Eğer gerçekten tarafsız bir hukuk olsa 6-8 Ekim olayları için Selahattin Demirtaş, Figen Yüksekdağ ve diğer HDP’li yetkililerin değil Erdoğan’ın cezalandırılması gerektiğini vurgulayan, Karayılan, şöyle izah etti: "Çünkü Erdoğan kendisi Antep’e gelip, 'Kobanî düştü, düşecek' dedi. Bu sözler toplumda rahatsızlık yarattı ve toplum sokaklara çıktı. Toplum, DAİŞ saldırıları karşısında Kobanî halkına destek olmak istedi. Bunun için de Türkiye’nin uyguladığı ambargo siyasetini durdurmasını istediler. Kısacası toplum, DAİŞ’i protesto etmek ve direnişçilere destek olmak için sokağa çıktı. Bu sefer Erdoğan, polise talimat verdi ve ‘vurun, öldürün’ dedi. Yani suçlu da suçlayan da Tayyip Erdoğan’dır. Hem kendisi gündem yarattı hem de halk sokaklara çıkınca ‘vurun’ dedi. Vurma talimatı veren kendisidir. HDP’li yetkililer ne çatışmalara katılmış, ne o süreçte yer almış ne de bunun talimatını vermiştir. Sorumlusu AKP rejimi ve Erdoğan’ın kendisidir. Kendileri suç işlemiştir ama bu davayla HDP’lileri suçlu göstermek istemektedirler.
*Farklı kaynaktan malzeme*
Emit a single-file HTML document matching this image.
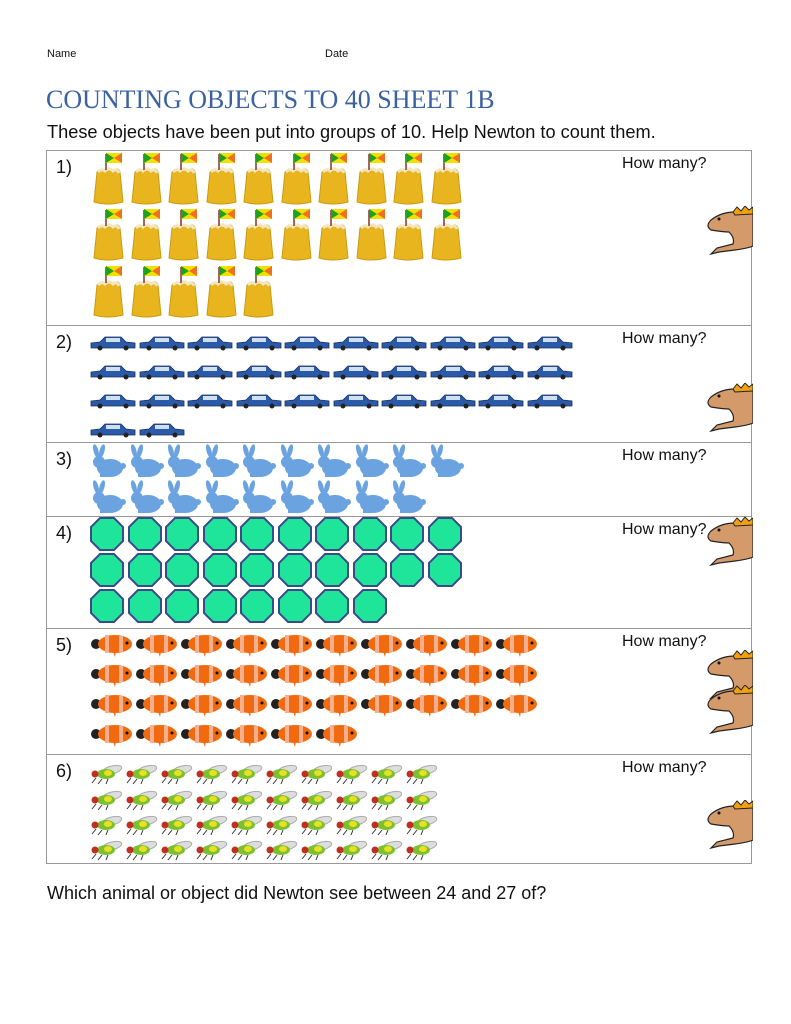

Kaç gün önce Tayyip Erdoğan, ‘onlar devlete karşı ayaklandılar, suçludurlar’ dedi. Açıkça yalan söylüyor. Öyle bir şey yoktu. Halkımızın direnişi ve Kurdistan Özgürlük Mücadelesi'nin yenilmezliği faşist rejimin planlarını boşa çıkardı. Bu suçu işleyen HDP’liler ve Kürt halkı değil; bu faşist rejimin kendisidir."